Photo of Eric Castle

UMN Crookston students experience hands-on learning opportunities in the Pottery Design and Techniques course.
Associate Professor Students on the campus of the University of Minnesota Crookston are actively engaged in hands-on learning throughout the year. Eric Castle, associate professor in the Agriculture and Natural Resources department, has taken it to heart as he sought to show students in his Art 1353: Pottery Design and Techniques course they can make pottery from materials found in nature.

Castle learned the ancient technique of the Anasazis, a Native American people that inhabited the American southwest in modern day Colorado, Arizona, Utah, and New Mexico, during a class he had taken last summer. One of the teachers Castle learned from has been doing pottery since the 1970s and was contracted by the Bureau of Land Management.

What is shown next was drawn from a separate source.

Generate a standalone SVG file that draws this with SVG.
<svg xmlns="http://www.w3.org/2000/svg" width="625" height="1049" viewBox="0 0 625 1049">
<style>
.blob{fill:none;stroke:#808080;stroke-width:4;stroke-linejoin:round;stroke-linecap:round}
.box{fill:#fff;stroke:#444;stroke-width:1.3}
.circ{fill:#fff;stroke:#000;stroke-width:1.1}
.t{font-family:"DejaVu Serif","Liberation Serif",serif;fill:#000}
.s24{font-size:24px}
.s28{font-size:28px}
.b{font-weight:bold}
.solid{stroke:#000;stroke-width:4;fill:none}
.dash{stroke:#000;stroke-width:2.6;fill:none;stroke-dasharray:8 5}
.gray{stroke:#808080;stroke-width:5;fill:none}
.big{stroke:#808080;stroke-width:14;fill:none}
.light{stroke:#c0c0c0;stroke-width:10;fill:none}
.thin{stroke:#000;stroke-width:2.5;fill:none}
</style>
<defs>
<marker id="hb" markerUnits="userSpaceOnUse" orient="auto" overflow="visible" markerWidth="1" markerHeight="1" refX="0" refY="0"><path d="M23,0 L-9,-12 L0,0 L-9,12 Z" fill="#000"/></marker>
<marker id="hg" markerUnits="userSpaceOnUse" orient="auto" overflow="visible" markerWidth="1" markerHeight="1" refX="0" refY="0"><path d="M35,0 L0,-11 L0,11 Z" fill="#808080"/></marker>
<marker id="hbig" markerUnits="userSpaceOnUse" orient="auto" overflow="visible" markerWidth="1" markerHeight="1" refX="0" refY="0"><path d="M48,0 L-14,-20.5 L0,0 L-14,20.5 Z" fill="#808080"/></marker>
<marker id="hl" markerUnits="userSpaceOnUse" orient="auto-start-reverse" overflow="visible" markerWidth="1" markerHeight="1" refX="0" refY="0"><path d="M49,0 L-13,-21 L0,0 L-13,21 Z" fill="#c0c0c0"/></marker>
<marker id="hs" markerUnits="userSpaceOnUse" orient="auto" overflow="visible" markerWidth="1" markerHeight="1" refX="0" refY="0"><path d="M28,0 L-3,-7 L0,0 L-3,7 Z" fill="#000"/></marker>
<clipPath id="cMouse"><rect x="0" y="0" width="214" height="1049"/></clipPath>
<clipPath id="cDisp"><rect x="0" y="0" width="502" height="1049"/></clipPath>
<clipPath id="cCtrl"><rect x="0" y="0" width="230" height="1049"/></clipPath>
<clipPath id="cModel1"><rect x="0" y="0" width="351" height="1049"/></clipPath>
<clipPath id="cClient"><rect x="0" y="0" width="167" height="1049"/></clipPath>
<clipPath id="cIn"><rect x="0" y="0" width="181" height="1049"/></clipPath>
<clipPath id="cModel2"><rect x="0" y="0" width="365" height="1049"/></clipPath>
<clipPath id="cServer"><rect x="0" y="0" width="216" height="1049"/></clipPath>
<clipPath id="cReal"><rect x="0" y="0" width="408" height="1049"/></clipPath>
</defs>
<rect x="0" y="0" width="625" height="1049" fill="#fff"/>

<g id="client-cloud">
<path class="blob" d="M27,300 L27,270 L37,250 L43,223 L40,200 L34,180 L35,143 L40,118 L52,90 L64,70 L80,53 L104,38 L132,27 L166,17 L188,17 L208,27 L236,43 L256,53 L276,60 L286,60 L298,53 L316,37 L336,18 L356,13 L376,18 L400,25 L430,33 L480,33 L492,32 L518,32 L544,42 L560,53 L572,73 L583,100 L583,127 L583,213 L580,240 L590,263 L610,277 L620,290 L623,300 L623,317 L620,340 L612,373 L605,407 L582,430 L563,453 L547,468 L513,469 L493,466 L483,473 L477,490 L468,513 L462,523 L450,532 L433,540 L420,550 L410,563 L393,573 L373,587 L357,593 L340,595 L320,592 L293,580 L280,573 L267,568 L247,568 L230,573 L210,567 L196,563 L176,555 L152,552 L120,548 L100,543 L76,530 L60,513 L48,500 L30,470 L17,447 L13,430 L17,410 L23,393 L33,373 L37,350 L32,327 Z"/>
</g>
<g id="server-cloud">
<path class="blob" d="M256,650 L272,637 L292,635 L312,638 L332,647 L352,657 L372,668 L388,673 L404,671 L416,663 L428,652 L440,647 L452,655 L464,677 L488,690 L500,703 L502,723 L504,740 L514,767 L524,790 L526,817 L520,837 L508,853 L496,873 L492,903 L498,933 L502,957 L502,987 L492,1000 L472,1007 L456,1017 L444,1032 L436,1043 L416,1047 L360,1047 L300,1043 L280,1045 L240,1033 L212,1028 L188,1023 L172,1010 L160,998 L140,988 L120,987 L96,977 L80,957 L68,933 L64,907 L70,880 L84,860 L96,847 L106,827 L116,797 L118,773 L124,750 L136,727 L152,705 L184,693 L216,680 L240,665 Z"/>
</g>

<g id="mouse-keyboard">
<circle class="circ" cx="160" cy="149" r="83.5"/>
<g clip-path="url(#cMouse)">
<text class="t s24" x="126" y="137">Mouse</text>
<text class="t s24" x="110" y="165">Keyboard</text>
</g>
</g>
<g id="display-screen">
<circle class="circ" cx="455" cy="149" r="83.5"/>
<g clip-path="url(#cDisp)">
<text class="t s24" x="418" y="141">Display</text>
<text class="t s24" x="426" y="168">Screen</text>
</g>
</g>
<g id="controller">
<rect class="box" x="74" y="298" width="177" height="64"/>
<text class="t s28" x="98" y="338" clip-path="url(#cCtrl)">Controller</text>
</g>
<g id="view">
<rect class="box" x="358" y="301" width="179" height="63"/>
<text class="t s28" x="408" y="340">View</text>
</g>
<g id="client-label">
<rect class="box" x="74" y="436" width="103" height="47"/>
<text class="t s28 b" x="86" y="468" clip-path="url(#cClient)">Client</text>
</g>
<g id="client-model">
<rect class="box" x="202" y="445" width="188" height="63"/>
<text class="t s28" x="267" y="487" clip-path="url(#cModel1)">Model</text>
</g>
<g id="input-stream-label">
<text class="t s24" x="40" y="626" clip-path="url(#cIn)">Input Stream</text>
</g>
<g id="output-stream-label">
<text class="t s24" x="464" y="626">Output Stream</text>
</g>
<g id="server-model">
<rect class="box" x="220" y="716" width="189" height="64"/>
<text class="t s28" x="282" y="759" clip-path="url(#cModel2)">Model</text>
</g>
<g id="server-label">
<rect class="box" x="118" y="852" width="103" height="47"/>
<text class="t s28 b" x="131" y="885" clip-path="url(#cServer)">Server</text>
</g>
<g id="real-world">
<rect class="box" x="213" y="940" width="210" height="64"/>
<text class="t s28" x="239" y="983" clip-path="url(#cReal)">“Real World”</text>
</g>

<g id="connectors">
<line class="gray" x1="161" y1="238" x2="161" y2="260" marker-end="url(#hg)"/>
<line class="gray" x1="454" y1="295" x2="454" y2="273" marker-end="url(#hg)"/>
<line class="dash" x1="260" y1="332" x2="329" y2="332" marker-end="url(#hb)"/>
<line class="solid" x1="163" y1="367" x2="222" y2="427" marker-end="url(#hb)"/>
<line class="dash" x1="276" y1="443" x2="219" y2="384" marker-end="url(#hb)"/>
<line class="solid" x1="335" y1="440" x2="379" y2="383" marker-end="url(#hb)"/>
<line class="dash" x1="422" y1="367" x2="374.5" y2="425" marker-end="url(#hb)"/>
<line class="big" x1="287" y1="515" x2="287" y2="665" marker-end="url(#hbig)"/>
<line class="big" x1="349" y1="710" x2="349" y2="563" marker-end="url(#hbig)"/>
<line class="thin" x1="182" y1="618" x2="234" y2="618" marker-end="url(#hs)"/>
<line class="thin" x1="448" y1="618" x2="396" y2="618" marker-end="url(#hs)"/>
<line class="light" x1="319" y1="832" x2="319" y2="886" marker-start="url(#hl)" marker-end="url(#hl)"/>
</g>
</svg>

Castle brought back his teacher’s favorite clay and it became the root of one of the class projects this semester. The process was an elaborate one as Castle taught his students how to utilize materials around them.
“We brought the clay back (to Crookston) in a bucket with chunks of this lightish-gray colored clay,” Castle said. “From there we needed to process it and did so by going out in the Nature Nook and finding a good round rock from the landscaped areas to grind the clay and turn it into a fine powder. After mixing it to the right consistency, we made coil pots and let those dry.”


When the pots were dry, Castle and his class focused on painting the pots using a technique known as black and white style. “There is a lot of evidence of white-looking pottery and the paint is black. To get that black color, we used paint made from Rocky Mountain Bee Plant.” After the pots were painted, the focus became firing the clay to finalize the project. In order to stick with the ancient techniques of the Anasazi people, Castle needed to find sandstone and an area where the class could dig a hole for an underground kiln. With the help of staff in the Facilities Department at the UMN Crookston, they were able to find a location on campus to dig a pit about 14 inches deep, three feet wide, and eight feet long. Ideally this pit would be lined with sandstone slabs, however, sandstone doesn’t occur naturally in this area. Fortunately, facilities saved pieces from around the windows of the old student center which were made of sandstone. Castle joked, “They stored the pieces for 30 years and apparently were waiting for a pottery class to come around.”

Now that he had a location, the class had one final step of the project as they fired their clay pots in the underground kiln. “We came out one Sunday and got the fire started. To create those oxygen-starved conditions, you heat the fire until its peak temperature and right at that point you smother the fire. We took the dirt we excavated out of the pit and buried the kiln with all of the pottery inside and let that bake and cool overnight. The next day we dug it out and unearthed the pottery the students made.”


Castle was very pleased with the project and is excited to teach his future classes the same style of pottery. One thing he is looking forward to is finding local clay and people who know more about the ancient traditions of the Red River Valley region.

Castle believes the project met his ultimate goal of helping show students they can make things with materials found right around them. Castle remarked, “You don’t need fancy clay, you don’t need a fancy kiln. It is just this very primal way of connecting with the place you are. If you can find clay around you, that is a part of the place you live, you can take that clay and make something beautiful or useful or something beautiful and useful.”